Control of Cell Shape & Polarity
Cells have the inherent ability to dynamically respond to changes in the extracellular environment. They change shapes to better adapt to environmental cues so they can carry out their tasks with efficiency. These cell shape changes are the result of dynamic reorganization of cytoskeleton proteins such as actin and microtubule regulated by a number of signaling molecules embedded in them. We are studying the molecular basis of cell shape changes in response to extracellular stimuli (chemical or mechanical in nature) in different model systems such as baker’s yeast and mammalian cells. In our experimental approaches we are using a variety of tools to study more efficiently the underlying cell biology that leads to cell shape change. For example, in addition to standard biochemical, molecular and microscopy techniques we are using microfluidics and bioengineering tools to mimic in-vivo extracellular stimuli in in-vitro cell culture system. Fluorescent protein tracking and detection is widely employed as reporter for gene expression in our studies. We also develop methods for quantitative examination of dynamic fluorescent protein expression and localization in living cells. For understanding gene function we are employing PCR-mediated gene disruptions to create either null or mutated alleles.
Heterotypic Cell Interaction
Cell behavior and functions are affected by its environment, which includes neighboring cells. This effect can be done by contact or by secreting soluble molecules. We investigate angiogenesis and tumor metastasis by studying interaction between tumor cells and endothelial cells for a wide range of scales: from single cell, to a group of cells to colonies.
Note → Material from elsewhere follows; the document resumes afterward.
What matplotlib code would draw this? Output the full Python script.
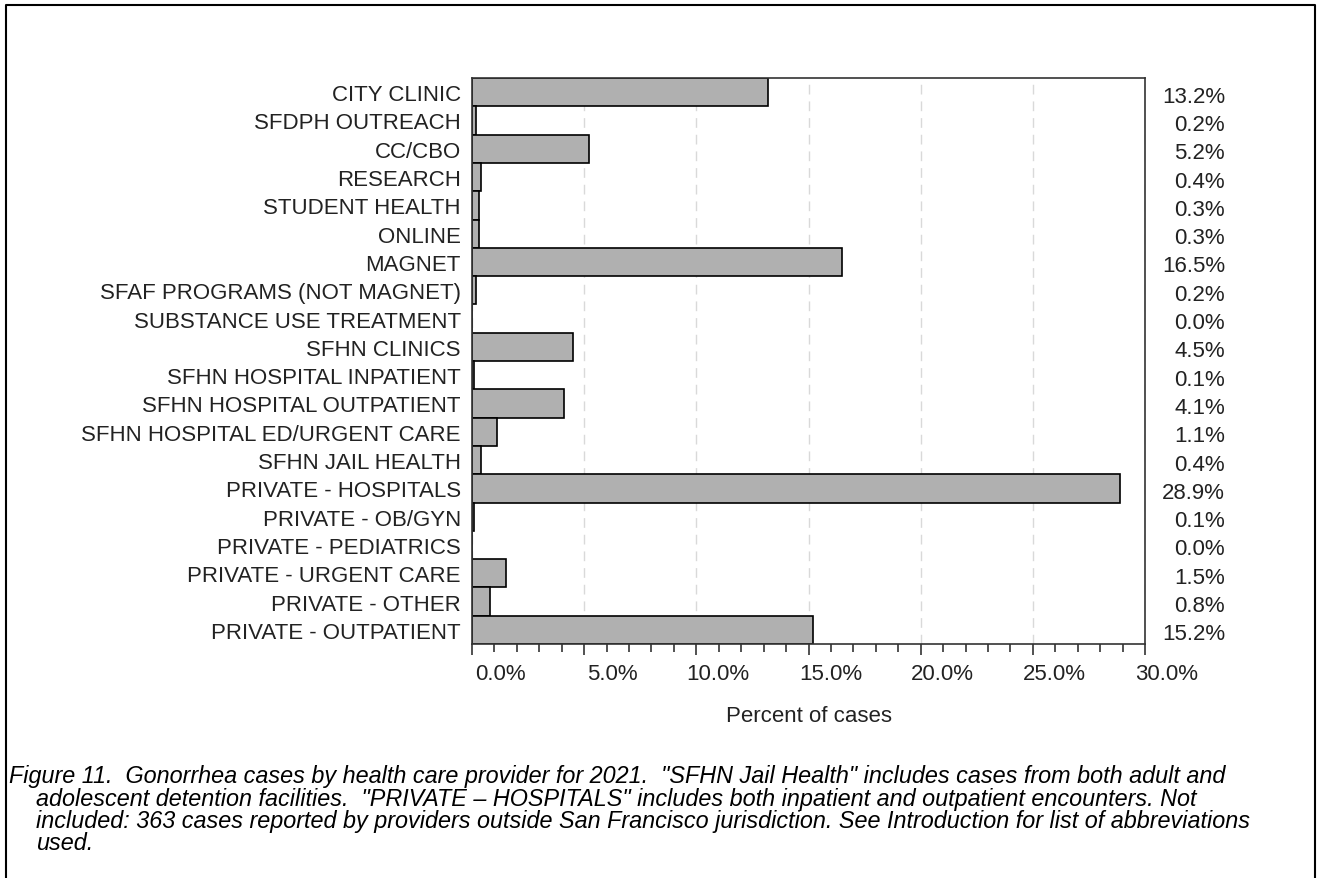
import numpy as np
import matplotlib
matplotlib.use("Agg")
import matplotlib.pyplot as plt
import matplotlib.transforms as mtransforms
from matplotlib.ticker import MultipleLocator
from matplotlib.lines import Line2D

plt.rcParams['font.family'] = ['Liberation Sans', 'DejaVu Sans']

categories = [
    "CITY CLINIC", "SFDPH OUTREACH", "CC/CBO", "RESEARCH", "STUDENT HEALTH",
    "ONLINE", "MAGNET", "SFAF PROGRAMS (NOT MAGNET)", "SUBSTANCE USE TREATMENT",
    "SFHN CLINICS", "SFHN HOSPITAL INPATIENT", "SFHN HOSPITAL OUTPATIENT",
    "SFHN HOSPITAL ED/URGENT CARE", "SFHN JAIL HEALTH", "PRIVATE - HOSPITALS",
    "PRIVATE - OB/GYN", "PRIVATE - PEDIATRICS", "PRIVATE - URGENT CARE",
    "PRIVATE - OTHER", "PRIVATE - OUTPATIENT",
]
values = [13.2, 0.2, 5.2, 0.4, 0.3, 0.3, 16.5, 0.2, 0.0, 4.5,
          0.1, 4.1, 1.1, 0.4, 28.9, 0.1, 0.0, 1.5, 0.8, 15.2]
value_labels = ["13.2%", "0.2%", "5.2%", "0.4%", "0.3%", "0.3%", "16.5%", "0.2%",
                "0.0%", "4.5%", "0.1%", "4.1%", "1.1%", "0.4%", "28.9%", "0.1%",
                "0.0%", "1.5%", "0.8%", "15.2%"]
x_ticks = [0, 5, 10, 15, 20, 25, 30]
x_tick_labels = ["0.0%", "5.0%", "10.0%", "15.0%", "20.0%", "25.0%", "30.0%"]
x_label = "Percent of cases"
caption_lines = [
    'Figure 11.  Gonorrhea cases by health care provider for 2021.  "SFHN Jail Health" includes cases from both adult and',
    'adolescent detention facilities.  "PRIVATE \u2013 HOSPITALS" includes both inpatient and outpatient encounters. Not',
    'included: 363 cases reported by providers outside San Francisco jurisdiction. See Introduction for list of abbreviations',
    'used.',
]

W, H = 1317, 879
fig = plt.figure(figsize=(W / 100, H / 100), dpi=100)
fig.patch.set_facecolor("white")

ax = fig.add_axes([472 / W, 1 - 645 / H, 673 / W, 566 / H])
txt_color = "#222222"
fs = 16

y = np.arange(len(categories))
ax.barh(y, values, height=1.0, color="#b0b0b0", edgecolor="black",
        linewidth=1.2, zorder=2)
ax.set_ylim(len(categories) - 0.5, -0.5)
ax.set_xlim(0, 30)

ax.set_yticks(y)
ax.set_yticklabels(categories, fontsize=fs, color=txt_color)
ax.tick_params(axis="y", length=0, pad=8)

ax.set_xticks(x_ticks)
ax.set_xticklabels([])
ax.xaxis.set_minor_locator(MultipleLocator(1))
ax.tick_params(axis="x", which="major", length=8, width=1.2, color="#333333")
ax.tick_params(axis="x", which="minor", length=6, width=1.2, color="#333333")

# tick labels: SAS places them right-aligned a bit to the right of each tick
tl_trans = mtransforms.blended_transform_factory(ax.transData, ax.transAxes) + \
    mtransforms.ScaledTranslation(53.5 / 100, -35 / 100, fig.dpi_scale_trans)
for xv, lab in zip(x_ticks, x_tick_labels):
    ax.text(xv, 0, lab, transform=tl_trans, ha="right", va="baseline",
            fontsize=fs, color=txt_color, clip_on=False)

ax.xaxis.grid(True, which="major", color="#d9d9d9", linestyle=(0, (7, 5)), linewidth=1.0)
ax.set_axisbelow(True)
for sp in ax.spines.values():
    sp.set_color("#333333")
    sp.set_linewidth(1.2)

trans = mtransforms.blended_transform_factory(ax.transAxes, ax.transData)
xr = (1225 - 472) / 673
for i, lab in enumerate(value_labels):
    ax.text(xr, i + 0.14, lab, transform=trans, ha="right", va="center",
            fontsize=fs, color=txt_color)

fig.text(808.5 / W, 1 - 722 / H, x_label, ha="center", va="baseline",
         fontsize=fs, color=txt_color)

# outer frame
fig.add_artist(Line2D([6 / W, 6 / W, 1315 / W, 1315 / W], [0, 1 - 6 / H, 1 - 6 / H, 0],
                      transform=fig.transFigure, color="black", linewidth=1.5))

# caption
cap_x0, cap_x1 = 9, 36
cap_fs = 16.8
baselines = [783, 806, 828, 850]
for k, (line, yb) in enumerate(zip(caption_lines, baselines)):
    xs = cap_x0 if k == 0 else cap_x1
    fig.text(xs / W, 1 - yb / H, line, ha="left", va="baseline", fontsize=cap_fs,
             style="italic", color="black")

fig.savefig("out.png", dpi=100)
We are also interested in interactions between neuron and muscle cells, stem cell and differentiated cells, etc.
Biological networks are graphical representations of complex systems and processes, such as gene regulation, metabolism, or signal transduction. Large-scale topological analysis of these networks has revealed that they are not randomly organized. The intricate relations between their structure, function and dynamics need to be further investigated.
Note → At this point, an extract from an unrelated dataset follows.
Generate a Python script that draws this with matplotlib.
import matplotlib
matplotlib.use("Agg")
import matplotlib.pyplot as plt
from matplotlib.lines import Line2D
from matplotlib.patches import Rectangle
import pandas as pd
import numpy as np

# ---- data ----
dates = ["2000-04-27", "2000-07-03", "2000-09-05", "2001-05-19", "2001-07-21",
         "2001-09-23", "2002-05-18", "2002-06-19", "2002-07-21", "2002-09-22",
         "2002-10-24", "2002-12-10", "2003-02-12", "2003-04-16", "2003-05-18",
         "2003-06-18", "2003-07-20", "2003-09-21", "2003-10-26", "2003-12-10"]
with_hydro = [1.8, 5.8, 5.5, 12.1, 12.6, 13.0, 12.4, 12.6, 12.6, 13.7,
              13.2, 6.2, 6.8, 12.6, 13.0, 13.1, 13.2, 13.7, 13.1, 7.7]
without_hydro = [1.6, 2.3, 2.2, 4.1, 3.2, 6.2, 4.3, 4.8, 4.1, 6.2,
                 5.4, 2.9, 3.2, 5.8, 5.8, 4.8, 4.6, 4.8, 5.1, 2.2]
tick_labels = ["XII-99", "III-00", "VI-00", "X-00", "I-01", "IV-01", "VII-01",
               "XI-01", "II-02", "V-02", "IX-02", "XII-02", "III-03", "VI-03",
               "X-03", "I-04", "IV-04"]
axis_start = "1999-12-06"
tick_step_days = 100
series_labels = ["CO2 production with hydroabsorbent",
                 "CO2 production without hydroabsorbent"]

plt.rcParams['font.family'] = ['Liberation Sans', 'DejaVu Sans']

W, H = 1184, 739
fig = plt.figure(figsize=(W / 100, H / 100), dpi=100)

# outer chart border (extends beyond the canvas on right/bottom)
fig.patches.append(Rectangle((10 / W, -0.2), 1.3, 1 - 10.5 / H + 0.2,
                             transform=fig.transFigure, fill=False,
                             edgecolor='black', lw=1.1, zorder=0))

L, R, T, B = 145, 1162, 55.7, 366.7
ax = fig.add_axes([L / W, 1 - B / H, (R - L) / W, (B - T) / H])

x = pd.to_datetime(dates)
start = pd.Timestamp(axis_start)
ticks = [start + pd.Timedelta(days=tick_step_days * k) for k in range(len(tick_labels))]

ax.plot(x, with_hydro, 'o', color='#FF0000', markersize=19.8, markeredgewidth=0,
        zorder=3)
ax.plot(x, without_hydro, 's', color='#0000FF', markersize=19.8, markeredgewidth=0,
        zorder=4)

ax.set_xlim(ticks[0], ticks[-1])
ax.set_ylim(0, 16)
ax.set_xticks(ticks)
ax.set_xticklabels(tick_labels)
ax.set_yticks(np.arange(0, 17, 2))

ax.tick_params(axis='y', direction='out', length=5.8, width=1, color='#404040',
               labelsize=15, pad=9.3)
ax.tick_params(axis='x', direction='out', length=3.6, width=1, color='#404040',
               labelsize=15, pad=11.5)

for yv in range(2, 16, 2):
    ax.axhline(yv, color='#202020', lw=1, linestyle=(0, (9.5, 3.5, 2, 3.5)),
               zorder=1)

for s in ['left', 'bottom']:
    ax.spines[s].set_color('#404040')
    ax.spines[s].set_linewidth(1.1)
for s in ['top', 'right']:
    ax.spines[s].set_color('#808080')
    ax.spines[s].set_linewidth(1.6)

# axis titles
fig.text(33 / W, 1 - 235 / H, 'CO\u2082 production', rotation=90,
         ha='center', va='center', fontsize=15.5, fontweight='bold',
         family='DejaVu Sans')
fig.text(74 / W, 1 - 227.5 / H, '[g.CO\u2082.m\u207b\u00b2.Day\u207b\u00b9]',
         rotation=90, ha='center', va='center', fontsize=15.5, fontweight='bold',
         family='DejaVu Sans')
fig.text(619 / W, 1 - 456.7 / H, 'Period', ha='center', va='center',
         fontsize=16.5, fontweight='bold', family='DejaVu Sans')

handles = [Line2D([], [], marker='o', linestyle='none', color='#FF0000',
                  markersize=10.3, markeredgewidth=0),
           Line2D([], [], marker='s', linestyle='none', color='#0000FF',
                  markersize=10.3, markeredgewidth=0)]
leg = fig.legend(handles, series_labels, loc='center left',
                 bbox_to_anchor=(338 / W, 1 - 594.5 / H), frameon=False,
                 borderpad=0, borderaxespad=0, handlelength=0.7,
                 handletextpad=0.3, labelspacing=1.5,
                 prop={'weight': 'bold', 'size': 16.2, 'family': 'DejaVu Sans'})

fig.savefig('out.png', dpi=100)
We study the dependence and interplay between network topology and the dynamics of the biological processes within a cell. We investigate ways in which network topology may have evolved to optimize the robustness of network dynamics. In addition, we investigate the notion of a close interplay between different kinds of biological networks: Specifically, we analyze how they interact as the cell receives and processes information about changes in its environment, and responds to them in optimal ways. To this end, we extensively study both the large-scale topology of biological networks and the function and dynamics of smaller topological motifs within them.
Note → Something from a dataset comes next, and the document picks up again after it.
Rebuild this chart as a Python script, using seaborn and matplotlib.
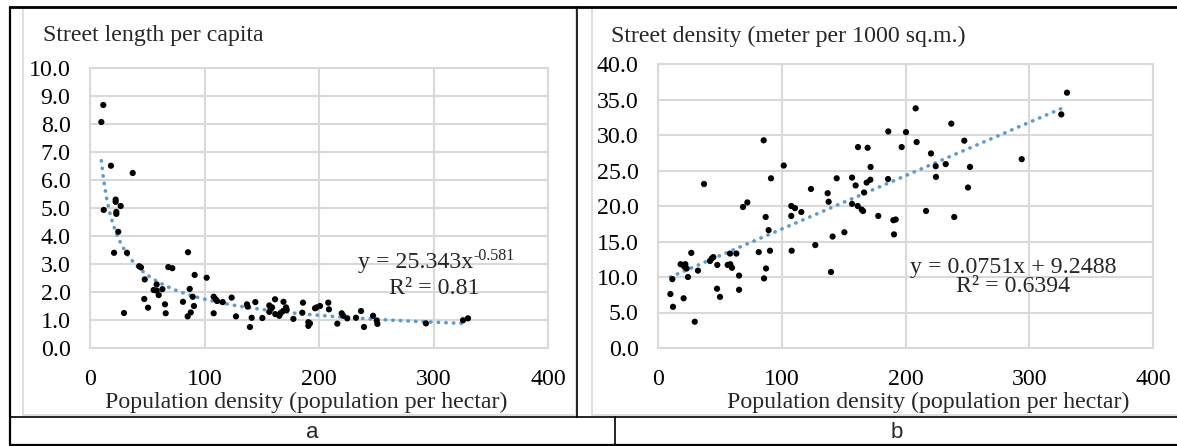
import numpy as np
import matplotlib
matplotlib.use("Agg")
import matplotlib.pyplot as plt
from matplotlib.lines import Line2D
import seaborn as sns

# --- дані: панель a (довжина вулиць на душу населення) ---
a_x = [9.9, 11.6, 18.3, 37.3, 12.0, 22.4, 22.4, 26.8, 23.0, 23.0,
       24.7, 21.0, 32.3, 29.7, 43.0, 44.5, 47.8, 47.4, 50.7, 58.2,
       55.6, 58.2, 60.0, 63.2, 68.4, 71.9, 65.5, 66.1, 85.6, 91.4,
       87.1, 89.7, 81.2, 90.8, 88.0, 85.3, 101.9, 108.0, 109.8, 110.9,
       108.0, 115.9, 123.7, 127.5, 137.1, 137.7, 144.4, 141.2, 139.7, 150.5,
       156.6, 157.8, 159.0, 161.6, 156.6, 161.8, 165.3, 166.5, 169.0, 171.2,
       171.8, 168.6, 177.6, 186.0, 185.4, 190.7, 192.1, 190.7, 196.5, 197.9,
       200.9, 208.1, 208.7, 216.0, 219.8, 221.2, 224.7, 232.3, 236.7, 239.3,
       247.2, 250.4, 251.0, 293.4, 325.8, 330.1]
a_y = [8.07, 8.68, 6.51, 6.25, 4.93, 5.30, 5.22, 5.07, 4.86, 4.79,
       4.15, 3.40, 3.40, 1.25, 2.92, 2.88, 2.45, 1.75, 1.44, 2.27,
       2.07, 2.05, 1.89, 2.10, 2.89, 2.85, 1.56, 1.24, 3.42, 2.61,
       2.11, 1.83, 1.65, 1.50, 1.27, 1.13, 2.51, 1.83, 1.74, 1.68,
       1.24, 1.64, 1.80, 1.13, 1.56, 1.48, 1.64, 1.08, 0.75, 1.07,
       1.52, 1.42, 1.45, 1.74, 1.29, 1.21, 1.15, 1.24, 1.65, 1.45,
       1.36, 1.32, 1.04, 1.62, 1.26, 0.92, 0.88, 0.79, 1.42, 1.45,
       1.50, 1.62, 1.38, 0.87, 1.24, 1.15, 1.06, 1.08, 1.32, 0.75,
       1.15, 0.98, 0.86, 0.88, 0.99, 1.06]
a_coef, a_pow = 25.343, -0.581   # y = 25.343x^-0.581

# --- дані: панель b (щільність вулиць) ---
b_x = [37.2, 85.4, 101.6, 91.3, 68.7, 72.2, 87.0, 123.6, 107.7, 110.7,
       115.8, 137.1, 137.9, 144.4, 156.8, 159.7, 161.6, 169.4, 171.8, 168.6,
       171.6, 166.5, 156.8, 161.4, 164.6, 165.7, 186.1, 185.9, 178.0, 107.7,
       190.2, 192.1, 190.7, 150.6, 141.1, 127.1, 108.0, 139.8, 90.5, 89.4,
       87.3, 85.7, 81.4, 65.5, 65.5, 63.3, 58.2, 58.4, 56.3, 59.8,
       47.9, 43.4, 44.7, 42.0, 47.7, 50.1, 32.3, 26.9, 29.7, 18.3,
       22.1, 23.2, 24.2, 21.3, 11.6, 10.0, 12.1, 20.7, 330.5, 325.9,
       208.2, 237.0, 200.4, 196.9, 209.0, 247.5, 220.6, 224.4, 232.5, 252.1,
       224.6, 293.9, 250.5, 216.6, 239.4]
b_y = [23.1, 29.25, 25.7, 23.9, 19.86, 20.5, 18.45, 22.4, 20.0, 19.7,
       19.15, 21.8, 20.6, 23.9, 24.0, 22.9, 28.3, 28.2, 25.5, 23.3,
       23.7, 21.9, 20.3, 20.0, 19.5, 19.3, 30.5, 23.8, 18.6, 18.6,
       18.0, 18.1, 16.0, 16.3, 15.7, 14.5, 13.7, 10.7, 13.7, 16.6,
       11.2, 9.8, 13.5, 10.2, 8.2, 13.3, 13.3, 11.8, 11.7, 11.3,
       11.7, 12.6, 12.8, 12.25, 8.35, 7.2, 10.9, 13.4, 3.7, 11.8,
       11.8, 11.2, 10.0, 11.45, 9.7, 7.6, 5.8, 7.0, 35.96, 32.9,
       33.75, 31.6, 30.4, 28.3, 29.0, 29.2, 27.4, 25.6, 25.9, 25.5,
       24.1, 26.6, 22.6, 19.3, 18.45]
b_slope, b_icpt = 0.0751, 9.2488  # y = 0.0751x + 9.2488

sns.set_style("white")
plt.rcParams["font.family"] = ["Liberation Serif", "DejaVu Serif"]

FS = 17.2
GRID = "#d9d9d9"
TREND = "#5b9bd5"
DOTS = (0, (0.1, 2.0))

fig = plt.figure(figsize=(11.77, 4.46), dpi=100)
W, H = 1177, 446

def fx(px):
    return px / W

def fy(py):
    return 1 - py / H

ax_a = fig.add_axes([fx(90), fy(348), fx(548 - 90), (348 - 68) / H])
ax_b = fig.add_axes([fx(658), fy(348), fx(1153 - 658), (348 - 64) / H])

def style_axis(ax, ymax, ystep):
    yt = np.arange(0, ymax + 0.01, ystep)
    ax.set_xlim(0, 400)
    ax.set_ylim(0, ymax)
    ax.set_xticks(np.arange(0, 401, 100))
    ax.set_yticks(yt)
    ax.set_yticklabels(["%.1f" % v for v in yt])
    ax.grid(True, color=GRID, linewidth=1.5)
    ax.set_axisbelow(True)
    for s in ax.spines.values():
        s.set_color(GRID)
        s.set_linewidth(1.5)
    ax.tick_params(axis="both", length=0, labelsize=FS, colors="black")
    ax.tick_params(axis="y", pad=14)
    ax.tick_params(axis="x", pad=15)
    ax.set_xlabel("")
    ax.set_ylabel("")

# панель a
sns.scatterplot(x=a_x, y=a_y, ax=ax_a, color="black", s=20, edgecolor="none", zorder=3)
xa = np.linspace(min(a_x), max(a_x), 200)
ax_a.plot(xa, a_coef * xa ** a_pow, color=TREND, linestyle=DOTS,
          linewidth=2.6, dash_capstyle="round", zorder=2)
style_axis(ax_a, 10, 1)
ax_a.text(334.5, 3.07, "y = 25.343x", ha="right", va="center", fontsize=FS)
ax_a.text(334.5, 3.30, "-0.581", ha="left", va="center", fontsize=11.5)
ax_a.text(301, 2.14, "R² = 0.81", ha="center", va="center", fontsize=FS)

# панель b
sns.scatterplot(x=b_x, y=b_y, ax=ax_b, color="black", s=20, edgecolor="none", zorder=3)
xb = np.array([min(b_x), max(b_x)])
ax_b.plot(xb, b_slope * xb + b_icpt, color=TREND, linestyle=DOTS,
          linewidth=2.6, dash_capstyle="round", zorder=2)
style_axis(ax_b, 40, 5)
ax_b.text(287, 11.3, "y = 0.0751x + 9.2488", ha="center", va="center", fontsize=FS)
ax_b.text(287, 8.6, "R² = 0.6394", ha="center", va="center", fontsize=FS)

# заголовки та підписи осей
fig.text(fx(43), fy(36), "Street length per capita", ha="left", va="center", fontsize=FS)
fig.text(fx(611), fy(36), "Street density (meter per 1000 sq.m.)", ha="left", va="center", fontsize=FS)
fig.text(fx(306), fy(402), "Population density (population per hectar)", ha="center", va="center", fontsize=FS)
fig.text(fx(928), fy(402), "Population density (population per hectar)", ha="center", va="center", fontsize=FS)
fig.text(fx(312), fy(433), "a", ha="center", va="center", fontsize=16, family="Liberation Sans")
fig.text(fx(897), fy(433), "b", ha="center", va="center", fontsize=16, family="Liberation Sans")

# рамки діаграм (світло-сірі) і таблиця (чорні лінії)
def fline(x0, y0, x1, y1, color, lw):
    fig.add_artist(Line2D([fx(x0), fx(x1)], [fy(y0), fy(y1)], color=color, linewidth=lw))

for x0, x1 in [(23, 576), (592, 1177)]:
    fline(x0, 9, x0, 415, GRID, 1.2)
    fline(x0, 415, x1, 415, GRID, 1.2)
fline(576, 9, 576, 415, GRID, 1.2)

fline(10, 7, 1177, 7, "black", 2.0)
fline(10, 7, 10, 445, "black", 1.6)
fline(577, 7, 577, 417, "black", 1.2)
fline(10, 417, 1177, 417, "black", 1.2)
fline(615, 417, 615, 445, "black", 1.2)
fline(10, 444.5, 1177, 444.5, "black", 1.6)

fig.savefig("out.png", dpi=100)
In our studies, we apply mathematical models, sophisticated simulation and visualization techniques, as well as our knowledge of the biochemical principles underlying network function. Our experimental facilities and resources permit us to change a cell’s environment in a controlled way, thus targeting different regions within the underlying biological network. By observing both single cells and in cell colonies, we can analyze diverse aspects of network dynamics.